The brain is designed to handle information overload

Earl Mardle has written a post about Scoble's Social Media Overload post and quoted the part where Robert quotes me (yes confusing).

"[...] That leads Chris Saad to ask when we’re going to get overloaded? Oh, Chris, we’re well past that point."
Earl then writes a very interesting response.

"He's right, we're past it. Can we just stop talking about information overload? We've been told about every 12 months for the last decade that we are "suffering" from information overload and the net result has been that every following 12 months we have found ways to multiply the amount of information that comes pouring through our connections."

I also think he's right. Talk about Information Overload is like talking about air - it just is. However, Robert actually misquoting me. I was not asking about information overload. My question to Robert was actually about scaling the social aspects of social media.

The premise is that consuming information is one thing, but interacting and responding with people is another. My question was how many people can you possibly have 1:1 meaningful interactions with. Can Scoble really add hundreds of names and connect with each of them? Maybe so - but could Oprah add all her audience as friends (thus converting them into participants)? Obviously not.

Forgetting that for a moment though, Earl goes on to make a great point about the concept of Information Overload:

"I have a theory; the 'real world" creates and dumps on us levels of information via multiple senses that is many, many orders of magnitude deeper in bandwidth than anything that we can even conceive of coming across the net. Our ability to contact, filter, manage, organise and act on that information is already honed to a very high degree.
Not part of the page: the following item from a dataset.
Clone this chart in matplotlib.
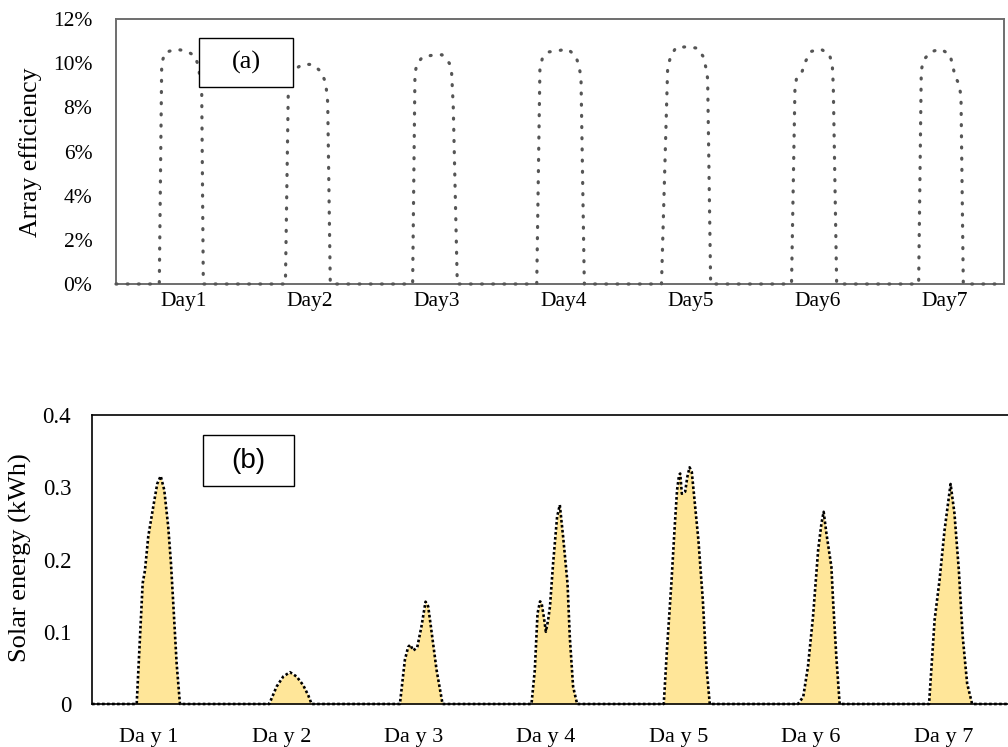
import numpy as np
import matplotlib
matplotlib.use("Agg")
import matplotlib.pyplot as plt
from matplotlib.patches import Rectangle

# ---------------- data ----------------
day_labels_a = ["Day1", "Day2", "Day3", "Day4", "Day5", "Day6", "Day7"]
day_labels_b = ["Da y 1", "Da y 2", "Da y 3", "Da y 4", "Da y 5", "Da y 6", "Da y 7"]

# (a) array efficiency (%), hour of day -> value, one list pair per day
eff_h1 = [8.19, 8.65, 9.27, 11.29, 13.24, 14.94, 15.57, 15.89, 16.21, 16.52]
eff_v1 = [0, 10.0, 10.48, 10.63, 10.56, 10.33, 9.88, 9.35, 8.9, 0]
eff_h2 = [8.05, 8.6, 9.0, 9.67, 11.32, 13.21, 14.78, 15.67, 16.05, 16.54]
eff_v2 = [0, 8.82, 9.36, 9.7, 9.95, 9.94, 9.62, 9.12, 8.23, 0]
eff_h3 = [8.12, 8.56, 8.89, 10.02, 11.9, 13.67, 15.06, 15.5, 15.8, 16.57]
eff_v3 = [0, 9.5, 9.95, 10.29, 10.36, 10.38, 10.0, 9.53, 8.06, 0]
eff_h4 = [7.6, 8.2, 8.65, 9.91, 11.49, 13.45, 14.97, 15.59, 15.97, 16.6]
eff_v4 = [0, 9.73, 10.21, 10.51, 10.56, 10.64, 10.33, 9.88, 9.35, 0]
eff_h5 = [7.2, 8.37, 8.93, 9.94, 11.96, 13.97, 15.1, 15.6, 15.93, 16.5]
eff_v5 = [0, 9.8, 10.3, 10.71, 10.74, 10.68, 10.3, 9.8, 9.3, 0]
eff_h6 = [7.8, 8.45, 8.77, 9.83, 10.47, 11.48, 13.31, 14.94, 15.51, 15.7, 16.34]
eff_v6 = [0, 8.85, 9.35, 9.64, 10.09, 10.53, 10.64, 10.41, 9.95, 8.97, 0]
eff_h7 = [7.85, 8.35, 8.8, 10.12, 12.0, 13.77, 14.28, 14.72, 15.48, 15.86, 16.3]
eff_v7 = [0, 9.68, 10.15, 10.51, 10.64, 10.39, 9.91, 9.42, 9.05, 8.51, 0]

# (b) solar energy (kWh), hour of day -> value, one list pair per day
sol_h1 = [8.1, 9.18, 9.6, 10.2, 11.1, 11.83, 12.45, 13.1, 13.82, 14.31, 14.73, 15.34, 15.94]
sol_v1 = [0, 0.167, 0.185, 0.232, 0.273, 0.305, 0.3155, 0.296, 0.245, 0.195, 0.139, 0.056, 0]
sol_h2 = [8.12, 9.45, 10.66, 11.87, 13.08, 14.28, 15.19, 15.8]
sol_v2 = [0, 0.024, 0.038, 0.044, 0.038, 0.026, 0.012, 0]
sol_h3 = [7.8, 8.7, 9.3, 9.7, 10.2, 10.93, 11.7, 12.45, 12.93, 13.54, 14.45, 15.53]
sol_v3 = [0, 0.061, 0.079, 0.082, 0.074, 0.078, 0.107, 0.1416, 0.135, 0.1, 0.047, 0]
sol_h4 = [7.65, 8.25, 8.74, 9.2, 9.47, 9.9, 10.25, 10.66, 11.0, 11.57, 12.29, 12.78,
          13.38, 14.18, 14.59, 15.19, 15.92]
sol_v4 = [0, 0.047, 0.125, 0.142, 0.14, 0.12, 0.1, 0.116, 0.135, 0.195, 0.259, 0.2755,
          0.2316, 0.167, 0.093, 0.024, 0]
sol_h5 = [7.62, 8.2, 9.0, 9.6, 10.03, 10.4, 10.6, 10.9, 11.5, 11.9, 12.3, 12.7, 13.2,
          13.9, 14.7, 15.36, 15.96]
sol_v5 = [0, 0.075, 0.167, 0.245, 0.296, 0.317, 0.319, 0.291, 0.294, 0.3146, 0.3276,
          0.321, 0.282, 0.227, 0.144, 0.052, 0]
sol_h6 = [7.95, 8.9, 9.76, 10.67, 11.6, 12.2, 12.6, 13.1, 14.0, 14.3, 14.9, 15.5]
sol_v6 = [0, 0.0101, 0.052, 0.121, 0.213, 0.25, 0.266, 0.236, 0.19, 0.144, 0.065, 0]
sol_h7 = [7.7, 8.7, 9.6, 10.5, 11.6, 12.3, 13.1, 13.8, 14.6, 15.5]
sol_v7 = [0, 0.116, 0.1715, 0.24, 0.3045, 0.264, 0.185, 0.093, 0.0286, 0]

eff_ticks = [0, 2, 4, 6, 8, 10, 12]
sol_ticks = [0, 0.1, 0.2, 0.3, 0.4]
sol_tick_labels = ["0", "0.1", "0.2", "0.3", "0.4"]

N_HOURS = 168


def week_series(hours, values):
    """Join per-day samples into one continuous week series (zero at night)."""
    t, v = [0.0], [0.0]
    for d, (h, y) in enumerate(zip(hours, values)):
        t.extend(24 * d + np.asarray(h, dtype=float))
        v.extend(y)
    t.append(float(N_HOURS))
    v.append(0.0)
    return np.array(t), np.array(v)


eff_t, eff_v = week_series([eff_h1, eff_h2, eff_h3, eff_h4, eff_h5, eff_h6, eff_h7],
                           [eff_v1, eff_v2, eff_v3, eff_v4, eff_v5, eff_v6, eff_v7])
sol_t, sol_v = week_series([sol_h1, sol_h2, sol_h3, sol_h4, sol_h5, sol_h6, sol_h7],
                           [sol_v1, sol_v2, sol_v3, sol_v4, sol_v5, sol_v6, sol_v7])

# ---------------- figure ----------------
W, H = 1008, 747
fig = plt.figure(figsize=(W / 100, H / 100), dpi=100)
serif = "Liberation Serif"
sans = "Liberation Sans"


def px_axes(left, top, right, bottom):
    return fig.add_axes([left / W, 1 - bottom / H, (right - left) / W, (bottom - top) / H])


# ---- panel (a) ----
ax1 = px_axes(116, 19, 1004, 284)
ax1.plot(eff_t, eff_v, color="#555555", lw=2.3, ls=(0, (0.3, 3.2)),
         dash_capstyle="round", clip_on=False, zorder=3)
ax1.set_xlim(0, N_HOURS)
ax1.set_ylim(0, 12)
ax1.set_yticks(eff_ticks)
ax1.set_yticklabels([f"{v}%" for v in eff_ticks], fontfamily=serif, fontsize=15.5)
ax1.set_xticks([24 * i + 12.7 for i in range(7)])
ax1.set_xticklabels(day_labels_a, fontfamily=serif, fontsize=15.5)
ax1.tick_params(length=0)
ax1.tick_params(axis="y", pad=17)
ax1.tick_params(axis="x", pad=6)
for s in ax1.spines.values():
    s.set_color("#6e6e6e")
    s.set_linewidth(1.4)
ax1.add_patch(Rectangle((0.0938, 0.742), 0.1059, 0.185, transform=ax1.transAxes,
                        facecolor="white", edgecolor="black", lw=1.0, zorder=5))
ax1.text(0.1467, 0.835, "(a)", transform=ax1.transAxes, ha="center", va="center",
         fontfamily=serif, fontsize=19, zorder=6)
fig.text(31 / W, 1 - 152 / H, "Array efficiency", rotation=90, ha="center",
         va="center", fontfamily=serif, fontsize=18.5)

# ---- panel (b) ----
ax2 = px_axes(92, 415, 1019, 704)
ax2.fill_between(sol_t, sol_v, 0, color="#FFE699", lw=0, zorder=2)
ax2.plot(sol_t, sol_v, color="black", lw=1.9, ls=(0, (1, 0.9)), clip_on=False, zorder=3)
ax2.set_xlim(0, N_HOURS)
ax2.set_ylim(0, 0.4)
ax2.set_yticks(sol_ticks)
ax2.set_yticklabels(sol_tick_labels, fontfamily=serif, fontsize=16.5)
ax2.set_xticks([24 * i + 10.3 for i in range(7)])
ax2.set_xticklabels(day_labels_b, fontfamily=serif, fontsize=16)
ax2.tick_params(length=0)
ax2.tick_params(axis="y", pad=15)
ax2.tick_params(axis="x", pad=17)
for s in ax2.spines.values():
    s.set_color("black")
    s.set_linewidth(1.2)
ax2.add_patch(Rectangle((0.12, 0.754), 0.098, 0.177, transform=ax2.transAxes,
                        facecolor="white", edgecolor="black", lw=1.0, zorder=5))
ax2.text(0.169, 0.842, "(b)", transform=ax2.transAxes, ha="center", va="center",
         fontfamily=sans, fontsize=20, zorder=6)
fig.text(20 / W, 1 - 558 / H, "Solar energy (kWh)", rotation=90, ha="center",
         va="center", fontfamily=serif, fontsize=19)

fig.savefig("out.png", dpi=100)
Even increasing device-based information tenfold represents a trivial increase in that information load and we actually have no problem dealing with it. To invert Parkinson's Law, our ability to handle information expands in direct proportion to is availability.
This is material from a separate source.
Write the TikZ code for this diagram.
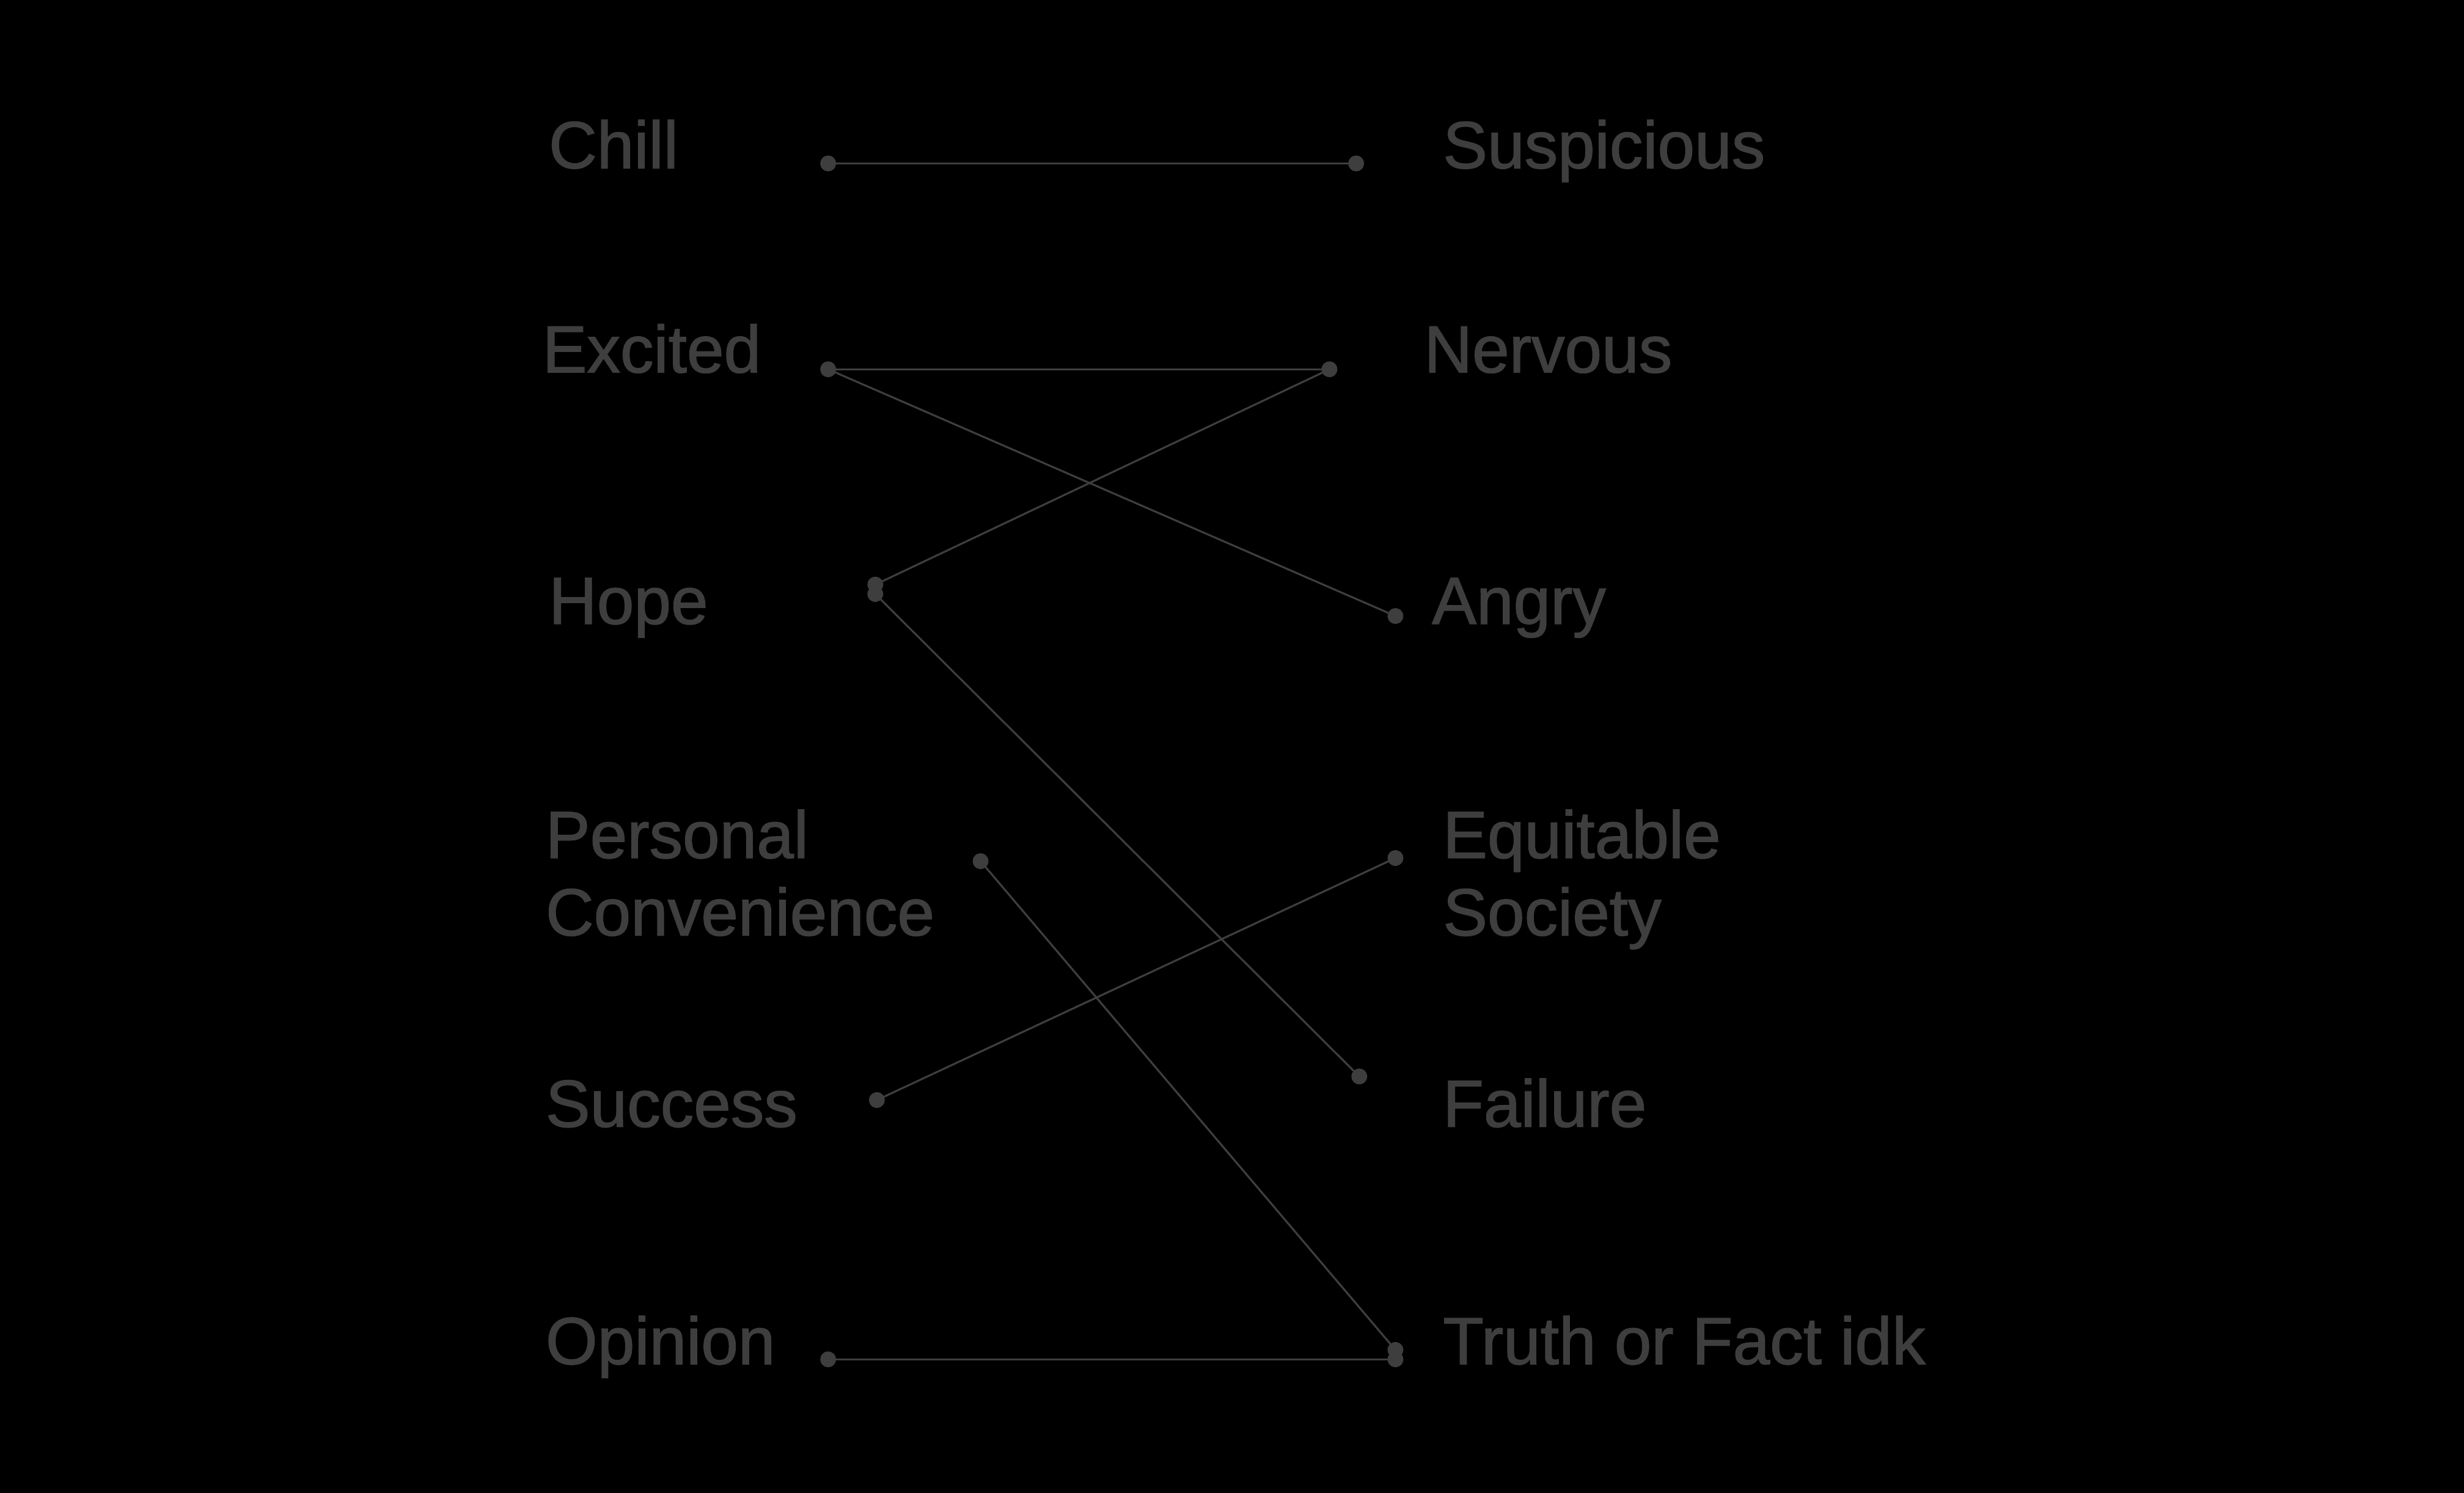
\documentclass[tikz,border=0pt]{standalone}
\usepackage{fontspec}
\setmainfont{Liberation Sans}
\newfontfamily\wordfont{Liberation Sans}[BoldFont={Liberation Sans}, BoldFeatures={FakeBold=1.4}]
\usepackage{tikz}
\usetikzlibrary{positioning}
\definecolor{dimgray}{RGB}{62,62,62}
\tikzstyle{word}=[%
      text=dimgray, anchor=base west, inner sep=0pt, align=left,
      font=\wordfont\bfseries\fontsize{31}{36}\selectfont
]
\tikzstyle{dot}=[%
      circle, fill=dimgray, draw=none, inner sep=0pt, minimum size=0.26cm
]
\tikzstyle{wire}=[%
      draw=dimgray, line width=0.9pt
]

\begin{document}
\begin{tikzpicture}[x=0.025714cm, y=-0.025714cm]
    \fill[black] (0,0) rectangle (1568,950);

    % left column
    \node[word] (chill)       at (349,107) {Chill};
    \node[word] (excited)     at (345,237) {Excited};
    \node[word] (hope)        at (349,397) {Hope};
    \node[word, anchor=north west] (convenience) at (347,515) {Personal\\Convenience};
    \node[word] (success)     at (347,717) {Success};
    \node[word] (opinion)     at (347,868) {Opinion};

    % right column
    \node[word] (suspicious)  at (918,107) {Suspicious};
    \node[word] (nervous)     at (906,237) {Nervous};
    \node[word] (angry)       at (911,397) {Angry};
    \node[word, anchor=north west] (equitable) at (918,515) {Equitable\\Society};
    \node[word] (failure)     at (918,717) {Failure};
    \node[word] (truth)       at (918,868) {Truth or Fact idk};

    % dots
    \node[dot] (chill-d)       at (527,104) {};
    \node[dot] (excited-d)     at (527,235) {};
    \node[dot] (hope-d1)       at (557,372) {};
    \node[dot] (hope-d2)       at (557,378) {};
    \node[dot] (convenience-d) at (624,548) {};
    \node[dot] (success-d)     at (558,700) {};
    \node[dot] (opinion-d)     at (527,865) {};
    \node[dot] (suspicious-d)  at (863,104) {};
    \node[dot] (nervous-d)     at (846,235) {};
    \node[dot] (angry-d)       at (888,392) {};
    \node[dot] (equitable-d)   at (888,546) {};
    \node[dot] (failure-d)     at (865,685) {};
    \node[dot] (truth-d1)      at (888,859) {};
    \node[dot] (truth-d2)      at (888,865) {};

    \draw[wire] (chill-d.center) -- (suspicious-d.center);
    \draw[wire] (excited-d.center) -- (nervous-d.center);
    \draw[wire] (excited-d.center) -- (angry-d.center);
    \draw[wire] (hope-d1.center) -- (nervous-d.center);
    \draw[wire] (hope-d2.center) -- (failure-d.center);
    \draw[wire] (convenience-d.center) -- (truth-d1.center);
    \draw[wire] (success-d.center) -- (equitable-d.center);
    \draw[wire] (opinion-d.center) -- (truth-d2.center);
\end{tikzpicture}
\end{document}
Earl's corollary; once we realise that there are deeper wells of information to be drawn on, we dive in."

I think that is a fascinating perspective on the issue. I have never seen anyone think about it in quite that way. Maybe information overload is a myth. Maybe we can each scale up our bandwidth as our needs require. Maybe scaling up isn't even necessary - as Early suggests, maybe our senses are far more capable than we imagine.

Interesting...

I am sure some help with our senses would come in handy though - after all - most of us use sunglasses to help filter the sun right?